CRONACA – La Finanza scopre broker che operava nel Torinese con lo ‘Schema Ponzi’. Decine di truffati
La Guardia di Finanza di Torino, al termine di complesse indagini di polizia giudiziaria ha eseguito un’ordinanza del Giudice per le indagini preliminari presso il Tribunale eporediese che ha disposto nei confronti di un broker la misura cautelare dell’obbligo di dimora per il reato di abusivismo finanziario nonché un apposito decreto di sequestro preventivo per circa 500 mila euro, quale profitto del reato commesso.
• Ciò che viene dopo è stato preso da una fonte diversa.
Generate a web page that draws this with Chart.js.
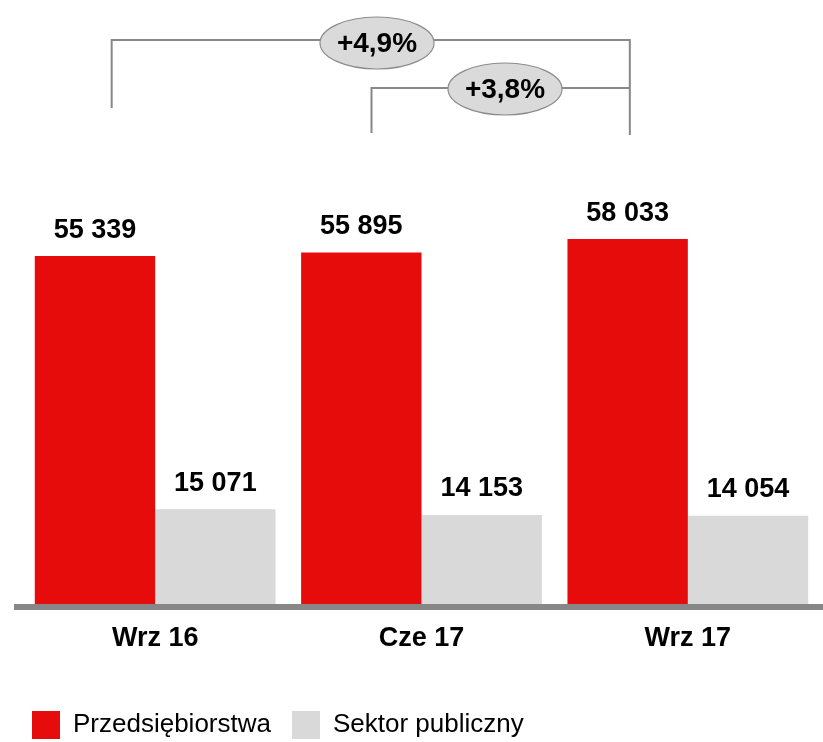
<!DOCTYPE html>
<html><head><meta charset="utf-8">
<script src="https://cdn.jsdelivr.net/npm/chart.js@4/dist/chart.umd.min.js"></script>
<style>html,body{margin:0;padding:0;background:#fff}#wrap{width:823px;height:742px}</style>
</head><body><div id="wrap"><canvas id="c"></canvas></div>
<script>
const categories = ["Wrz 16", "Cze 17", "Wrz 17"];
const przedsiebiorstwa = [55339, 55895, 58033];
const sektorPubliczny = [15071, 14153, 14054];
const seriesNames = ["Przedsiębiorstwa", "Sektor publiczny"];
const growthLabels = ["+4,9%", "+3,8%"];

const RED = "#E60C0C", GRAY = "#D9D9D9", LINE = "#888888";
const FONT = "'Liberation Sans', Arial, sans-serif";
const fmt = v => String(v).replace(/\B(?=(\d{3})+(?!\d))/g, " ");

const extras = {
  id: "extras",
  afterDatasetsDraw(chart) {
    const ctx = chart.ctx, ca = chart.chartArea, xs = chart.scales.x;
    ctx.save();
    ctx.fillStyle = "#878787";
    ctx.fillRect(14, ca.bottom, 823 - 14, 6);
    ctx.fillStyle = "#000";
    ctx.font = "bold 27px " + FONT;
    ctx.textAlign = "center";
    ctx.textBaseline = "middle";
    chart.data.datasets.forEach((ds, di) => {
      const meta = chart.getDatasetMeta(di);
      meta.data.forEach((bar, i) => {
        ctx.fillText(fmt(ds.data[i]), bar.x, bar.y - 26);
      });
    });
    const c0 = xs.getPixelForValue(0), c1 = xs.getPixelForValue(1), c2 = xs.getPixelForValue(2);
    ctx.strokeStyle = LINE; ctx.lineWidth = 2;
    const l1 = c0 - 43.5, r = c2 - 58, l2 = c1 - 50;
    ctx.beginPath();
    ctx.moveTo(l1, 108); ctx.lineTo(l1, 40); ctx.lineTo(r, 40); ctx.lineTo(r, 135);
    ctx.moveTo(l2, 133); ctx.lineTo(l2, 88); ctx.lineTo(r, 88);
    ctx.stroke();
    const ell = (cx, cy, txt) => {
      ctx.beginPath();
      ctx.ellipse(cx, cy, 57, 26, 0, 0, Math.PI * 2);
      ctx.fillStyle = "#DADADA"; ctx.fill();
      ctx.lineWidth = 1.2; ctx.strokeStyle = "#8C8C8C"; ctx.stroke();
      ctx.fillStyle = "#000"; ctx.font = "bold 28px " + FONT;
      ctx.fillText(txt, cx, cy + 1);
    };
    ell(377, 43, growthLabels[0]);
    ell(505, 89, growthLabels[1]);
    ctx.restore();
  }
};

new Chart(document.getElementById("c"), {
  type: "bar",
  data: {
    labels: categories,
    datasets: [
      { label: seriesNames[0], data: przedsiebiorstwa, backgroundColor: RED, borderWidth: 0 },
      { label: seriesNames[1], data: sektorPubliczny, backgroundColor: GRAY, borderWidth: 0 }
    ]
  },
  options: {
    responsive: true, maintainAspectRatio: false, animation: false,
    layout: { padding: { top: 101, left: 11, right: 2, bottom: -7 } },
    datasets: { bar: { barPercentage: 1, categoryPercentage: 0.904 } },
    scales: {
      y: { display: true, min: 0, max: 80000,
        grid: { display: false, drawTicks: false }, border: { display: false },
        ticks: { display: false }, afterFit(s) { s.width = 11; } },
      x: {
        grid: { display: false, drawTicks: false },
        border: { display: false },
        ticks: { color: "#000", padding: 18, font: { family: FONT, size: 27, weight: "bold" } },
        afterFit(s) { s.height = 86; }
      }
    },
    plugins: {
      tooltip: { enabled: false },
      legend: {
        position: "bottom", align: "start",
        labels: { boxWidth: 28, boxHeight: 28, padding: 21, color: "#000",
          font: { family: FONT, size: 26 } }
      }
    }
  },
  plugins: [extras]
});
</script></body></html>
Le indagini, svolte dai Finanzieri del Gruppo Ivrea anche attraverso l’ausilio delle intercettazioni telefoniche e l’esame di copiosa documentazione bancaria, hanno consentito – fatta salva la presunzione di innocenza fino a compiuto accertamento delle responsabilità – di raccogliere elementi ritenuti idonei a comprovare la sussistenza di condotte penalmente rilevanti in capo a un ex consulente finanziario (cancellato dal previsto albo unico), il quale, dopo aver cessato il proprio rapporto di collaborazione con primari istituti bancari nazionali, ha avviato – abusivamente – una propria autonoma attività di mediatore finanziario. Per tale scopo egli ha costituito dapprima una impresa individuale e, successivamente, una società di capitali dal medesimo di fatto amministrata (entrambe non iscritte né all’albo dei consulenti finanziari né a quello degli intermediari finanziari ovvero delle società di intermediazione mobiliare).
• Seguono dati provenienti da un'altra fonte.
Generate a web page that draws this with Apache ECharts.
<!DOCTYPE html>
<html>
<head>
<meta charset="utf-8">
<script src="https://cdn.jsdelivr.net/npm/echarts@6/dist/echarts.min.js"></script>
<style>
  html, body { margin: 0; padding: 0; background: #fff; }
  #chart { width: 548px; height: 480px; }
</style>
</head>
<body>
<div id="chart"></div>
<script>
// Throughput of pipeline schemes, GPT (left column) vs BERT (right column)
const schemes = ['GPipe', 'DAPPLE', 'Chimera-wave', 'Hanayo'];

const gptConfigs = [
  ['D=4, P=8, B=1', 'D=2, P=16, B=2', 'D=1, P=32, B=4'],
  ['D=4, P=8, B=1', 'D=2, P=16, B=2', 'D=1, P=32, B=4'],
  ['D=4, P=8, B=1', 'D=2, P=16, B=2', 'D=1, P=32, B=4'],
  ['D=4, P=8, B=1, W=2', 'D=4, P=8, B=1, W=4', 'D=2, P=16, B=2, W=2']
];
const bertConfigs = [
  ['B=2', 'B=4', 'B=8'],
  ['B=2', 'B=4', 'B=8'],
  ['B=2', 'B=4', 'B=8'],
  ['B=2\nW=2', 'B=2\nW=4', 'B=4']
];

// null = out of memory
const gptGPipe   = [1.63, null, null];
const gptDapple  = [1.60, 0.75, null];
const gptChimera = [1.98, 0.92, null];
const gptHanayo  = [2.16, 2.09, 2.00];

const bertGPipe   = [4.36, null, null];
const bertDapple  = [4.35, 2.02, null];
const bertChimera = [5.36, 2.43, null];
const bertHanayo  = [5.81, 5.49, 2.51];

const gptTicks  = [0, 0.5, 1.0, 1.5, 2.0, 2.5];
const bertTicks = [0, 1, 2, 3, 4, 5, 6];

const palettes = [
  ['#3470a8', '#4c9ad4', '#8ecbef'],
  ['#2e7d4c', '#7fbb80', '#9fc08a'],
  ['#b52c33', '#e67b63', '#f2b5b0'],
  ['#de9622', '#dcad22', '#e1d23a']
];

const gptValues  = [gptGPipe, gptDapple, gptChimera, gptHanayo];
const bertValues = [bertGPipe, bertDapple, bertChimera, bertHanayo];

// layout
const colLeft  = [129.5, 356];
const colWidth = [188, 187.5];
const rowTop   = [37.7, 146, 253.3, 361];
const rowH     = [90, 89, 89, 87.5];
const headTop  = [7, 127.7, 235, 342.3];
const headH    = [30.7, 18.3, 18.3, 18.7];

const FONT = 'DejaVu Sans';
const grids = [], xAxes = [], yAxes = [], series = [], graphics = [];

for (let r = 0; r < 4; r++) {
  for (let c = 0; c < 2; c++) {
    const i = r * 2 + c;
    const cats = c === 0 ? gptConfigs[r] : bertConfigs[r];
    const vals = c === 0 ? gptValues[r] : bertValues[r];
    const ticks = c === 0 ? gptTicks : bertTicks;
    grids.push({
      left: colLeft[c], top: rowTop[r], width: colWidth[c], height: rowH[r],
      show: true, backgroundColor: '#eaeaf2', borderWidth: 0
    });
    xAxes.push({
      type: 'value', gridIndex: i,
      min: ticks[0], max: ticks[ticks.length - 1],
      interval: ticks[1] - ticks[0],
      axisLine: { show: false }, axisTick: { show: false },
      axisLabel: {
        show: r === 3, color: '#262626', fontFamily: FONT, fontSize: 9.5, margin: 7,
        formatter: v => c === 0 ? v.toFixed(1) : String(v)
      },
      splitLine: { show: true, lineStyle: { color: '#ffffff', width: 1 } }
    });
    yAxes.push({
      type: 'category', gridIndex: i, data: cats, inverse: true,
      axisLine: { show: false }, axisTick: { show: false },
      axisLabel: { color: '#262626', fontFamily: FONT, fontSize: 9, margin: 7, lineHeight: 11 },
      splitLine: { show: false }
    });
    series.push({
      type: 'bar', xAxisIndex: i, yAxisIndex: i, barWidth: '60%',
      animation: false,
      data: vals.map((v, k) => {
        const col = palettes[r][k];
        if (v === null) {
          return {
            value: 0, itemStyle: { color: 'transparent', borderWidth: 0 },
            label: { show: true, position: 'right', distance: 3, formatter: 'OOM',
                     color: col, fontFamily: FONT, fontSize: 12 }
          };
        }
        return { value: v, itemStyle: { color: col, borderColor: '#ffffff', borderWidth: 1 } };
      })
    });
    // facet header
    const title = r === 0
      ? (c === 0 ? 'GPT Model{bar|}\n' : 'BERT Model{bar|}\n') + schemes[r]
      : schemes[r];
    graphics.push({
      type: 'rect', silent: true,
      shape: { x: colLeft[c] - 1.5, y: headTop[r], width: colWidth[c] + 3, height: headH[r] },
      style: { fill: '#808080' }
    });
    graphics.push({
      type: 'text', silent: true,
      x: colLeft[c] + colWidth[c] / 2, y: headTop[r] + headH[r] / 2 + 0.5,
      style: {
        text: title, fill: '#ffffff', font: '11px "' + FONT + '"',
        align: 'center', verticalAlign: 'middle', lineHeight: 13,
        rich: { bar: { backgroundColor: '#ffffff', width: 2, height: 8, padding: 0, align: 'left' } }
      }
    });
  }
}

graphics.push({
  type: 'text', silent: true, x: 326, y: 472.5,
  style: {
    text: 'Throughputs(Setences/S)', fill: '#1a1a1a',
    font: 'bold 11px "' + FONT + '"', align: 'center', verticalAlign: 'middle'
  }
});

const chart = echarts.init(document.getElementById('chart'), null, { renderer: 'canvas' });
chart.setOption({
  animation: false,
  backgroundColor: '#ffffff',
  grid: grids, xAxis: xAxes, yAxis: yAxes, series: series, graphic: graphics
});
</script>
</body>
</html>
Ai clienti venivano promessi lauti guadagni sulle somme investite. In particolare, il modus operandi adottato consisteva nel presentarsi ai potenziali investitori (sovente persone anziane o comunque prive degli strumenti e delle capacità necessari per comprendere il tipo e la natura dell’operazione nonché il relativo grado di rischio) come professionista esperto di mercati finanziari, proponendo loro di affidargli i propri risparmi per investirli sul mercato azionario; gli interessi attivi prospettati erano compresi tra il 15% e il 18% annuo, con liquidazione mensile dei rendimenti derivanti dalla compravendita dei titoli.
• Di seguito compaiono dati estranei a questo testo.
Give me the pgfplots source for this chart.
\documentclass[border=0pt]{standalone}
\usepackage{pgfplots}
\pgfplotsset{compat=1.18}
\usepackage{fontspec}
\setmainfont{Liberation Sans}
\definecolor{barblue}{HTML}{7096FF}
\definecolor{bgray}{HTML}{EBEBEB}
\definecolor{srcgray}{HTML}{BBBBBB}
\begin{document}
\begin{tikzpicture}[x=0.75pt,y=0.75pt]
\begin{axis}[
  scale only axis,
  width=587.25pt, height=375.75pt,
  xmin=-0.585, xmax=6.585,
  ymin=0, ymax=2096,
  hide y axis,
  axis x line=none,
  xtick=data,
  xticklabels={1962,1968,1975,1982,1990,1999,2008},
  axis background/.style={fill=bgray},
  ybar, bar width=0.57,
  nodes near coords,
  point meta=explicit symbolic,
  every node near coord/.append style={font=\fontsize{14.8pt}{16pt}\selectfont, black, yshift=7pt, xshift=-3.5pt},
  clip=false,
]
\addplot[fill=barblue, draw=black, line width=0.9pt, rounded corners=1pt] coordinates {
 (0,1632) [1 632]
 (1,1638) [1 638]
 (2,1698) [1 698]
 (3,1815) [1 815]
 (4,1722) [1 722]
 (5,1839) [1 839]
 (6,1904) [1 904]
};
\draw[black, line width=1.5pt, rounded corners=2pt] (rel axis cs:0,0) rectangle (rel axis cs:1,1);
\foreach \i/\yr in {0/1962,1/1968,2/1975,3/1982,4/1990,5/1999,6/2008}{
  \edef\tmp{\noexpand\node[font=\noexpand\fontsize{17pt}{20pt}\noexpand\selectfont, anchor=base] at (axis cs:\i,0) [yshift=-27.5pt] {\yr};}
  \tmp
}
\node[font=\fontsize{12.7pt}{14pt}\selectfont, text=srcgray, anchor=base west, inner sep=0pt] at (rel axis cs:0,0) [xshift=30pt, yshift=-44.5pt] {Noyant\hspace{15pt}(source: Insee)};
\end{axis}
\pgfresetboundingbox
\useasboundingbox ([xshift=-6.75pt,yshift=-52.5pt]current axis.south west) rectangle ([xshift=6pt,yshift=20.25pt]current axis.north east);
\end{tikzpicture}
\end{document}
Il rapporto di intermediazione veniva sugellato con la sottoscrizione tra le parti di una “lettera di incarico”, in cui, a fronte delle prestazioni finanziarie rese, era pattuito il riconoscimento di un compenso parametrato agli importi realizzati.
Ottenuta l’adesione dei potenziali clienti, l’ex consulente finanziario richiedeva loro di accendere un conto corrente ad hoc presso un noto istituto di credito, su cui fare confluire il capitale da investire e, nel contempo, di consegnargli le credenziali per accedere ai sistemi informatici bancari. Successivamente, attraverso il servizio di home-banking, lo stesso convertiva parte delle somme depositate sui conti correnti in USD e, quindi, effettuava attività di compravendita giornaliera dei titoli azionari sul mercato americano (con la tecnica del c.d. trading intraday).
Il broker eseguiva le operazioni di investimento avvalendosi delle disponibilità presenti o direttamente sui conti correnti accesi dai singoli risparmiatori o su conti correnti “recipiente”, intestati a persone rientranti nella propria cerchia familiare (su cui venivano bonificate somme di denaro tratte dai conti correnti dei clienti).
I risultati della gestione finanziaria erano tuttavia, nella maggior parte dei casi, negativi (anche in conseguenza del frequente ricorso alla c.d. “leva finanziaria”, utilizzata invano per cercare di aumentare i rendimenti ottenuti dalla compravendita dei titoli azionari). Il broker pertanto, al fine di illudere i risparmiatori circa il buon esito delle proprie attività di trading, bonificava, secondo le scadenze pattuite, l’importo dei presunti rendimenti conseguiti, utilizzando in parte quote dello stesso capitale versato dai risparmiatori e, in parte, somme distratte dai conti correnti di altri clienti e di famigliari secondo le dinamiche del noto “schema Ponzi”. Ciò fino a quando l’esiguità delle provviste complessivamente disponibili non ha reso più sostenibile tale meccanismo.
Nella rete dell’ex consulente finanziario risultano complessivamente caduti 56 ignari investitori, i quali hanno affidato allo stesso risparmi per oltre 10 milioni di euro.
Attraverso la propria abusiva attività l’indagato ha conseguito un profitto illecito quantificato in circa 500 mila euro, derivante dai “servizi di consulenza” svolti, oggetto della misura cautelare reale eseguita. Quest’ultima ha riguardato, in particolare, due autoveicoli di recentissima immatricolazione (in cui erano stati reinvestiti parte degli illeciti guadagni) e disponibilità finanziarie. Inoltre, sono stati sottoposti a sequestro probatorio 190 monete d’oro e orologi di lusso.